Task prompt: Reproduce the material in full, exactly as written.

Dataset extract:
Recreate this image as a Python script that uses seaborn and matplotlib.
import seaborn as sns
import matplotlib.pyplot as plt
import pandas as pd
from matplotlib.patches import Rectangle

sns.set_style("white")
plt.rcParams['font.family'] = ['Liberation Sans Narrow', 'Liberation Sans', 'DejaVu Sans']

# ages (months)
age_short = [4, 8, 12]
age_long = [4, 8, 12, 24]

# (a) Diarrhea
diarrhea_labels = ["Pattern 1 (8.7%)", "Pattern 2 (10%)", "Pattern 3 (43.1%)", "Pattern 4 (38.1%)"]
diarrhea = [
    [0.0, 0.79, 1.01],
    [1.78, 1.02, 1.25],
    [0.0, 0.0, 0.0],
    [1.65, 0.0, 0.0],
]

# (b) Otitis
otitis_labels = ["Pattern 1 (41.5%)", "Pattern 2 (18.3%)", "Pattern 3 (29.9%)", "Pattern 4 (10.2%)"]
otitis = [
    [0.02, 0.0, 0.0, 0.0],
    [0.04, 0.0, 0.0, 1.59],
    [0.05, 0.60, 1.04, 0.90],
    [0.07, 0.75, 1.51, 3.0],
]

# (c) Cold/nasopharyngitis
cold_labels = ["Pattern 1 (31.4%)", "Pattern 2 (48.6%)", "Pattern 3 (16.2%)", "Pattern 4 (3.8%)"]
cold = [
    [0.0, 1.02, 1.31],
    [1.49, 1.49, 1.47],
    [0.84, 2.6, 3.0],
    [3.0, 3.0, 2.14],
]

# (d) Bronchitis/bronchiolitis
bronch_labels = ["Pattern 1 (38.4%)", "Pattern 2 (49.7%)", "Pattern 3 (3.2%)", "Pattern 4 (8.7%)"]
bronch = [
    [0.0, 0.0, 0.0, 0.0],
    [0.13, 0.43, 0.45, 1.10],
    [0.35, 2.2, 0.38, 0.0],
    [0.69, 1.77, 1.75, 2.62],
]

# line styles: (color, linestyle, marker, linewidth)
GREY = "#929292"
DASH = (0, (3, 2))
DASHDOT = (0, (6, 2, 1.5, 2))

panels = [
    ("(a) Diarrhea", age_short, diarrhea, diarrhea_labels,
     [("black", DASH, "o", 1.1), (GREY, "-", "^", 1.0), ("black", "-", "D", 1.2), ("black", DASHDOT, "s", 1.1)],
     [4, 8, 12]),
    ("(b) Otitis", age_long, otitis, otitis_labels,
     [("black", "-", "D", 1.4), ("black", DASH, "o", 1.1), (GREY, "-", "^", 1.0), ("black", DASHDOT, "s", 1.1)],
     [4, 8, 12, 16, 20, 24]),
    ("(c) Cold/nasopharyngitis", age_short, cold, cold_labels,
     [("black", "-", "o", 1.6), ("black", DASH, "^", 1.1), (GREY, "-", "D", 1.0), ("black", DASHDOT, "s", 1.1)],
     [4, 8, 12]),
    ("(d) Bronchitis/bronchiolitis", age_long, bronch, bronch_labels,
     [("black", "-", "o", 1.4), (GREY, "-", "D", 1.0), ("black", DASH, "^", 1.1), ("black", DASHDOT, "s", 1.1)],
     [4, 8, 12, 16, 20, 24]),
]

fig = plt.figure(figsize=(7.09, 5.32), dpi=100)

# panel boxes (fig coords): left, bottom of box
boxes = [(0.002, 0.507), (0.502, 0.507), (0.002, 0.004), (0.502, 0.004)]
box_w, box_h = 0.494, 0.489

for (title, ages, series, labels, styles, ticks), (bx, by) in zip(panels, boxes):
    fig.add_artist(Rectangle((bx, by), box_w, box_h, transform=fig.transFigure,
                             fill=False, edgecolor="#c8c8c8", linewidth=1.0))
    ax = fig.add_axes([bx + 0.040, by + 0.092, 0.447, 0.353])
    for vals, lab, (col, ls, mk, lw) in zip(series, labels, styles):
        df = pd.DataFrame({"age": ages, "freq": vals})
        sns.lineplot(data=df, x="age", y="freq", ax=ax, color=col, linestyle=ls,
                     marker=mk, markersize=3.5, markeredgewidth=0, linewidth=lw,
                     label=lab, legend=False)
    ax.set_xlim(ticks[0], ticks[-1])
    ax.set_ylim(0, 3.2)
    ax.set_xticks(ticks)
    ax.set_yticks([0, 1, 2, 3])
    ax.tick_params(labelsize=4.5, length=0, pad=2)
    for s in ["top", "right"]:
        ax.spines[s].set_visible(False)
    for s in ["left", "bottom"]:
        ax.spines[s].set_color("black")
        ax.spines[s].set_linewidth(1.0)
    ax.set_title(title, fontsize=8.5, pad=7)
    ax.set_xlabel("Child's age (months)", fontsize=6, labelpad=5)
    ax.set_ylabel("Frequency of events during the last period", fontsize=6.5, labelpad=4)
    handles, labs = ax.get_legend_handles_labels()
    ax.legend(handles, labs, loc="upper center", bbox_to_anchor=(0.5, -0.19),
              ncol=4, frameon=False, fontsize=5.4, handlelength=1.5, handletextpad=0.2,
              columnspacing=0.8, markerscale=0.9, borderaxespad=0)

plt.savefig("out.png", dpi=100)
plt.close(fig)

Reply:
Recreate this image as a Python script that uses seaborn and matplotlib.
import seaborn as sns
import matplotlib.pyplot as plt
import pandas as pd
from matplotlib.patches import Rectangle

sns.set_style("white")
plt.rcParams['font.family'] = ['Liberation Sans Narrow', 'Liberation Sans', 'DejaVu Sans']

# ages (months)
age_short = [4, 8, 12]
age_long = [4, 8, 12, 24]

# (a) Diarrhea
diarrhea_labels = ["Pattern 1 (8.7%)", "Pattern 2 (10%)", "Pattern 3 (43.1%)", "Pattern 4 (38.1%)"]
diarrhea = [
    [0.0, 0.79, 1.01],
    [1.78, 1.02, 1.25],
    [0.0, 0.0, 0.0],
    [1.65, 0.0, 0.0],
]

# (b) Otitis
otitis_labels = ["Pattern 1 (41.5%)", "Pattern 2 (18.3%)", "Pattern 3 (29.9%)", "Pattern 4 (10.2%)"]
otitis = [
    [0.02, 0.0, 0.0, 0.0],
    [0.04, 0.0, 0.0, 1.59],
    [0.05, 0.60, 1.04, 0.90],
    [0.07, 0.75, 1.51, 3.0],
]

# (c) Cold/nasopharyngitis
cold_labels = ["Pattern 1 (31.4%)", "Pattern 2 (48.6%)", "Pattern 3 (16.2%)", "Pattern 4 (3.8%)"]
cold = [
    [0.0, 1.02, 1.31],
    [1.49, 1.49, 1.47],
    [0.84, 2.6, 3.0],
    [3.0, 3.0, 2.14],
]

# (d) Bronchitis/bronchiolitis
bronch_labels = ["Pattern 1 (38.4%)", "Pattern 2 (49.7%)", "Pattern 3 (3.2%)", "Pattern 4 (8.7%)"]
bronch = [
    [0.0, 0.0, 0.0, 0.0],
    [0.13, 0.43, 0.45, 1.10],
    [0.35, 2.2, 0.38, 0.0],
    [0.69, 1.77, 1.75, 2.62],
]

# line styles: (color, linestyle, marker, linewidth)
GREY = "#929292"
DASH = (0, (3, 2))
DASHDOT = (0, (6, 2, 1.5, 2))

panels = [
    ("(a) Diarrhea", age_short, diarrhea, diarrhea_labels,
     [("black", DASH, "o", 1.1), (GREY, "-", "^", 1.0), ("black", "-", "D", 1.2), ("black", DASHDOT, "s", 1.1)],
     [4, 8, 12]),
    ("(b) Otitis", age_long, otitis, otitis_labels,
     [("black", "-", "D", 1.4), ("black", DASH, "o", 1.1), (GREY, "-", "^", 1.0), ("black", DASHDOT, "s", 1.1)],
     [4, 8, 12, 16, 20, 24]),
    ("(c) Cold/nasopharyngitis", age_short, cold, cold_labels,
     [("black", "-", "o", 1.6), ("black", DASH, "^", 1.1), (GREY, "-", "D", 1.0), ("black", DASHDOT, "s", 1.1)],
     [4, 8, 12]),
    ("(d) Bronchitis/bronchiolitis", age_long, bronch, bronch_labels,
     [("black", "-", "o", 1.4), (GREY, "-", "D", 1.0), ("black", DASH, "^", 1.1), ("black", DASHDOT, "s", 1.1)],
     [4, 8, 12, 16, 20, 24]),
]

fig = plt.figure(figsize=(7.09, 5.32), dpi=100)

# panel boxes (fig coords): left, bottom of box
boxes = [(0.002, 0.507), (0.502, 0.507), (0.002, 0.004), (0.502, 0.004)]
box_w, box_h = 0.494, 0.489

for (title, ages, series, labels, styles, ticks), (bx, by) in zip(panels, boxes):
    fig.add_artist(Rectangle((bx, by), box_w, box_h, transform=fig.transFigure,
                             fill=False, edgecolor="#c8c8c8", linewidth=1.0))
    ax = fig.add_axes([bx + 0.040, by + 0.092, 0.447, 0.353])
    for vals, lab, (col, ls, mk, lw) in zip(series, labels, styles):
        df = pd.DataFrame({"age": ages, "freq": vals})
        sns.lineplot(data=df, x="age", y="freq", ax=ax, color=col, linestyle=ls,
                     marker=mk, markersize=3.5, markeredgewidth=0, linewidth=lw,
                     label=lab, legend=False)
    ax.set_xlim(ticks[0], ticks[-1])
    ax.set_ylim(0, 3.2)
    ax.set_xticks(ticks)
    ax.set_yticks([0, 1, 2, 3])
    ax.tick_params(labelsize=4.5, length=0, pad=2)
    for s in ["top", "right"]:
        ax.spines[s].set_visible(False)
    for s in ["left", "bottom"]:
        ax.spines[s].set_color("black")
        ax.spines[s].set_linewidth(1.0)
    ax.set_title(title, fontsize=8.5, pad=7)
    ax.set_xlabel("Child's age (months)", fontsize=6, labelpad=5)
    ax.set_ylabel("Frequency of events during the last period", fontsize=6.5, labelpad=4)
    handles, labs = ax.get_legend_handles_labels()
    ax.legend(handles, labs, loc="upper center", bbox_to_anchor=(0.5, -0.19),
              ncol=4, frameon=False, fontsize=5.4, handlelength=1.5, handletextpad=0.2,
              columnspacing=0.8, markerscale=0.9, borderaxespad=0)

plt.savefig("out.png", dpi=100)
plt.close(fig)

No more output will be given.